Supplied data:
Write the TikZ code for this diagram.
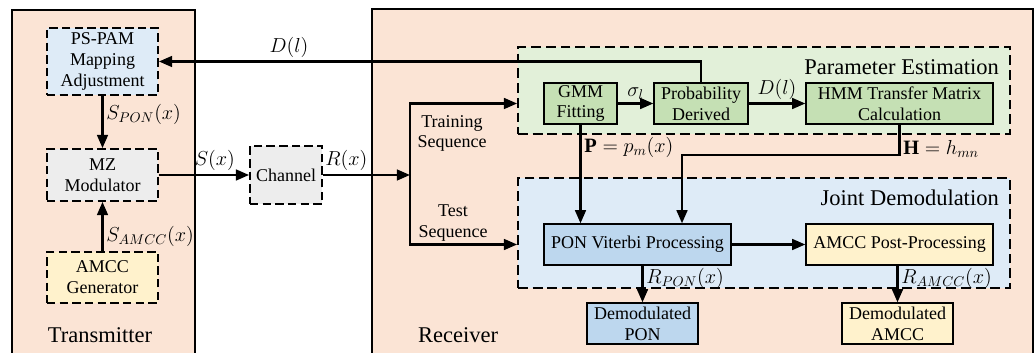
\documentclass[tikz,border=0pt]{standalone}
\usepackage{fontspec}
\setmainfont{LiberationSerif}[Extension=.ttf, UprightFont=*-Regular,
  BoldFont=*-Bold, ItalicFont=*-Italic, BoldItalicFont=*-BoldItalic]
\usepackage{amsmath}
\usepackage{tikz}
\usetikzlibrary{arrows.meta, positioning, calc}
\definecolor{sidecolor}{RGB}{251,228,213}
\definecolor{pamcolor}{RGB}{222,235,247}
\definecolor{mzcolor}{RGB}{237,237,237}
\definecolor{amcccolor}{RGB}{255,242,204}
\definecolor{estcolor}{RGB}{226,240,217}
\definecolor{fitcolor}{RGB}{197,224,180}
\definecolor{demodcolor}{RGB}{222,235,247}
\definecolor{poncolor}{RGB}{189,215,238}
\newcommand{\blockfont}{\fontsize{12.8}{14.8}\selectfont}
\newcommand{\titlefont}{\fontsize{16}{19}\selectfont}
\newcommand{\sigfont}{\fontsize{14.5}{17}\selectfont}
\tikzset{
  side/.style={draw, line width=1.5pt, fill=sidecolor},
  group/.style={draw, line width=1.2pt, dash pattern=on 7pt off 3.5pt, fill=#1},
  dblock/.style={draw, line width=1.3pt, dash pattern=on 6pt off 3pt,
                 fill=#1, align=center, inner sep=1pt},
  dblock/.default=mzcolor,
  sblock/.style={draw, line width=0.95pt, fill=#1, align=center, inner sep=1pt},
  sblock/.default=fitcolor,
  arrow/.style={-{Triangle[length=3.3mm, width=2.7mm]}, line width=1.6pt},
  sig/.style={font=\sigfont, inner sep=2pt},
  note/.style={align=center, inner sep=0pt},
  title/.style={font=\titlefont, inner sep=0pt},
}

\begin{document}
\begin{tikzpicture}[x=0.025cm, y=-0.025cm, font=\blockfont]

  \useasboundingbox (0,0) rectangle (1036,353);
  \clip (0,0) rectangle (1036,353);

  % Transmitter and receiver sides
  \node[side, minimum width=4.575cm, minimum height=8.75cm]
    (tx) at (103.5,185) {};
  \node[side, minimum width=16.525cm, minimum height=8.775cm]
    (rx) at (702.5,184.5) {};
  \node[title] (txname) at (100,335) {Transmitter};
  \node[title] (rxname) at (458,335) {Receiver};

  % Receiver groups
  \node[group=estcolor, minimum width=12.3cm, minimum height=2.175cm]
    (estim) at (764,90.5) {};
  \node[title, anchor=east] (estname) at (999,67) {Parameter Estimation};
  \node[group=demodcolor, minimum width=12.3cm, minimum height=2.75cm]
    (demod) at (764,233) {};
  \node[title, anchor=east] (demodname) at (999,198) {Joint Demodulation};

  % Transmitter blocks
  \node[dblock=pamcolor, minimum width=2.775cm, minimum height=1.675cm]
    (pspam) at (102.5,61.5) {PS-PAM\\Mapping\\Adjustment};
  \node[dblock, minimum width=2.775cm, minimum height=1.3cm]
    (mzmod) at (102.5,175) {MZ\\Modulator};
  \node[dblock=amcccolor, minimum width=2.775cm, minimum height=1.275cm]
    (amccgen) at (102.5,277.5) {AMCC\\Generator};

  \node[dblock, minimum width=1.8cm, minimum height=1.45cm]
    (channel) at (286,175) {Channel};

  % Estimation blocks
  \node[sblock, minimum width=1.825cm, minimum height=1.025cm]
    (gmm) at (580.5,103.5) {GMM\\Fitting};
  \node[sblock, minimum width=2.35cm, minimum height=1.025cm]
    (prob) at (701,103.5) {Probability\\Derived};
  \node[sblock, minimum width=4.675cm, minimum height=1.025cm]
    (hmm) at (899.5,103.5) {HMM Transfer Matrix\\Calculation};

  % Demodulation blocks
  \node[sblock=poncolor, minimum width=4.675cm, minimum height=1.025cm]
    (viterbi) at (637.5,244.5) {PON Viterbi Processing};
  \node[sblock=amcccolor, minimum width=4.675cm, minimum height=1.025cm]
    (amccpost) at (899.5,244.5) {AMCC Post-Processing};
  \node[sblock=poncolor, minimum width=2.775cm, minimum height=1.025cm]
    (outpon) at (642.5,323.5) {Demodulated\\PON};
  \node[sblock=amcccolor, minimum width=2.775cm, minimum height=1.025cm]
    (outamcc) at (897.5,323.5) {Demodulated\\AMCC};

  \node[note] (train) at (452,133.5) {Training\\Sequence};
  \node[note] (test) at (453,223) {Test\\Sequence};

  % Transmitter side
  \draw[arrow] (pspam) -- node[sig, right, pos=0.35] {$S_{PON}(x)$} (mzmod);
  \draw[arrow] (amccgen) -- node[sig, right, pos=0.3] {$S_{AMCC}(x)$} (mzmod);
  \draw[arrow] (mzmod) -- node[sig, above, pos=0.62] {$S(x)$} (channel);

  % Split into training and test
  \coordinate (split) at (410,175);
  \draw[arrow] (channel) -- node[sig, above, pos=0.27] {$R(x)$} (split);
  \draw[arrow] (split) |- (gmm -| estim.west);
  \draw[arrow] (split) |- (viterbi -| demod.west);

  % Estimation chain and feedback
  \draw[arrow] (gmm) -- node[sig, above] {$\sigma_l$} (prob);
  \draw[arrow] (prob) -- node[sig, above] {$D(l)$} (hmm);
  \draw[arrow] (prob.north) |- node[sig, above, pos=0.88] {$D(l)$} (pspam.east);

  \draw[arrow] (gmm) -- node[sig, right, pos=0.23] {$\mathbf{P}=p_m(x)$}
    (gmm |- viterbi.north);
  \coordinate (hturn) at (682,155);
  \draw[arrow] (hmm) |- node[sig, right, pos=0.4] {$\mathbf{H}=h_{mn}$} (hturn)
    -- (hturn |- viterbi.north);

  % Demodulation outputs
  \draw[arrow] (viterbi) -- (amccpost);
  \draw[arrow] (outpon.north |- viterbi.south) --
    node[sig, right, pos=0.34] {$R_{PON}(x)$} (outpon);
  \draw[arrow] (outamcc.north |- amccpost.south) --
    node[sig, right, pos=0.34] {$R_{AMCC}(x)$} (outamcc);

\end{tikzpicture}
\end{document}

Given exercise: Return the whole listing, word for word, and leave out every picture.

Written answer:
Write the TikZ code for this diagram.
\documentclass[tikz,border=0pt]{standalone}
\usepackage{fontspec}
\setmainfont{LiberationSerif}[Extension=.ttf, UprightFont=*-Regular,
  BoldFont=*-Bold, ItalicFont=*-Italic, BoldItalicFont=*-BoldItalic]
\usepackage{amsmath}
\usepackage{tikz}
\usetikzlibrary{arrows.meta, positioning, calc}
\definecolor{sidecolor}{RGB}{251,228,213}
\definecolor{pamcolor}{RGB}{222,235,247}
\definecolor{mzcolor}{RGB}{237,237,237}
\definecolor{amcccolor}{RGB}{255,242,204}
\definecolor{estcolor}{RGB}{226,240,217}
\definecolor{fitcolor}{RGB}{197,224,180}
\definecolor{demodcolor}{RGB}{222,235,247}
\definecolor{poncolor}{RGB}{189,215,238}
\newcommand{\blockfont}{\fontsize{12.8}{14.8}\selectfont}
\newcommand{\titlefont}{\fontsize{16}{19}\selectfont}
\newcommand{\sigfont}{\fontsize{14.5}{17}\selectfont}
\tikzset{
  side/.style={draw, line width=1.5pt, fill=sidecolor},
  group/.style={draw, line width=1.2pt, dash pattern=on 7pt off 3.5pt, fill=#1},
  dblock/.style={draw, line width=1.3pt, dash pattern=on 6pt off 3pt,
                 fill=#1, align=center, inner sep=1pt},
  dblock/.default=mzcolor,
  sblock/.style={draw, line width=0.95pt, fill=#1, align=center, inner sep=1pt},
  sblock/.default=fitcolor,
  arrow/.style={-{Triangle[length=3.3mm, width=2.7mm]}, line width=1.6pt},
  sig/.style={font=\sigfont, inner sep=2pt},
  note/.style={align=center, inner sep=0pt},
  title/.style={font=\titlefont, inner sep=0pt},
}

\begin{document}
\begin{tikzpicture}[x=0.025cm, y=-0.025cm, font=\blockfont]

  \useasboundingbox (0,0) rectangle (1036,353);
  \clip (0,0) rectangle (1036,353);

  % Transmitter and receiver sides
  \node[side, minimum width=4.575cm, minimum height=8.75cm]
    (tx) at (103.5,185) {};
  \node[side, minimum width=16.525cm, minimum height=8.775cm]
    (rx) at (702.5,184.5) {};
  \node[title] (txname) at (100,335) {Transmitter};
  \node[title] (rxname) at (458,335) {Receiver};

  % Receiver groups
  \node[group=estcolor, minimum width=12.3cm, minimum height=2.175cm]
    (estim) at (764,90.5) {};
  \node[title, anchor=east] (estname) at (999,67) {Parameter Estimation};
  \node[group=demodcolor, minimum width=12.3cm, minimum height=2.75cm]
    (demod) at (764,233) {};
  \node[title, anchor=east] (demodname) at (999,198) {Joint Demodulation};

  % Transmitter blocks
  \node[dblock=pamcolor, minimum width=2.775cm, minimum height=1.675cm]
    (pspam) at (102.5,61.5) {PS-PAM\\Mapping\\Adjustment};
  \node[dblock, minimum width=2.775cm, minimum height=1.3cm]
    (mzmod) at (102.5,175) {MZ\\Modulator};
  \node[dblock=amcccolor, minimum width=2.775cm, minimum height=1.275cm]
    (amccgen) at (102.5,277.5) {AMCC\\Generator};

  \node[dblock, minimum width=1.8cm, minimum height=1.45cm]
    (channel) at (286,175) {Channel};

  % Estimation blocks
  \node[sblock, minimum width=1.825cm, minimum height=1.025cm]
    (gmm) at (580.5,103.5) {GMM\\Fitting};
  \node[sblock, minimum width=2.35cm, minimum height=1.025cm]
    (prob) at (701,103.5) {Probability\\Derived};
  \node[sblock, minimum width=4.675cm, minimum height=1.025cm]
    (hmm) at (899.5,103.5) {HMM Transfer Matrix\\Calculation};

  % Demodulation blocks
  \node[sblock=poncolor, minimum width=4.675cm, minimum height=1.025cm]
    (viterbi) at (637.5,244.5) {PON Viterbi Processing};
  \node[sblock=amcccolor, minimum width=4.675cm, minimum height=1.025cm]
    (amccpost) at (899.5,244.5) {AMCC Post-Processing};
  \node[sblock=poncolor, minimum width=2.775cm, minimum height=1.025cm]
    (outpon) at (642.5,323.5) {Demodulated\\PON};
  \node[sblock=amcccolor, minimum width=2.775cm, minimum height=1.025cm]
    (outamcc) at (897.5,323.5) {Demodulated\\AMCC};

  \node[note] (train) at (452,133.5) {Training\\Sequence};
  \node[note] (test) at (453,223) {Test\\Sequence};

  % Transmitter side
  \draw[arrow] (pspam) -- node[sig, right, pos=0.35] {$S_{PON}(x)$} (mzmod);
  \draw[arrow] (amccgen) -- node[sig, right, pos=0.3] {$S_{AMCC}(x)$} (mzmod);
  \draw[arrow] (mzmod) -- node[sig, above, pos=0.62] {$S(x)$} (channel);

  % Split into training and test
  \coordinate (split) at (410,175);
  \draw[arrow] (channel) -- node[sig, above, pos=0.27] {$R(x)$} (split);
  \draw[arrow] (split) |- (gmm -| estim.west);
  \draw[arrow] (split) |- (viterbi -| demod.west);

  % Estimation chain and feedback
  \draw[arrow] (gmm) -- node[sig, above] {$\sigma_l$} (prob);
  \draw[arrow] (prob) -- node[sig, above] {$D(l)$} (hmm);
  \draw[arrow] (prob.north) |- node[sig, above, pos=0.88] {$D(l)$} (pspam.east);

  \draw[arrow] (gmm) -- node[sig, right, pos=0.23] {$\mathbf{P}=p_m(x)$}
    (gmm |- viterbi.north);
  \coordinate (hturn) at (682,155);
  \draw[arrow] (hmm) |- node[sig, right, pos=0.4] {$\mathbf{H}=h_{mn}$} (hturn)
    -- (hturn |- viterbi.north);

  % Demodulation outputs
  \draw[arrow] (viterbi) -- (amccpost);
  \draw[arrow] (outpon.north |- viterbi.south) --
    node[sig, right, pos=0.34] {$R_{PON}(x)$} (outpon);
  \draw[arrow] (outamcc.north |- amccpost.south) --
    node[sig, right, pos=0.34] {$R_{AMCC}(x)$} (outamcc);

\end{tikzpicture}
\end{document}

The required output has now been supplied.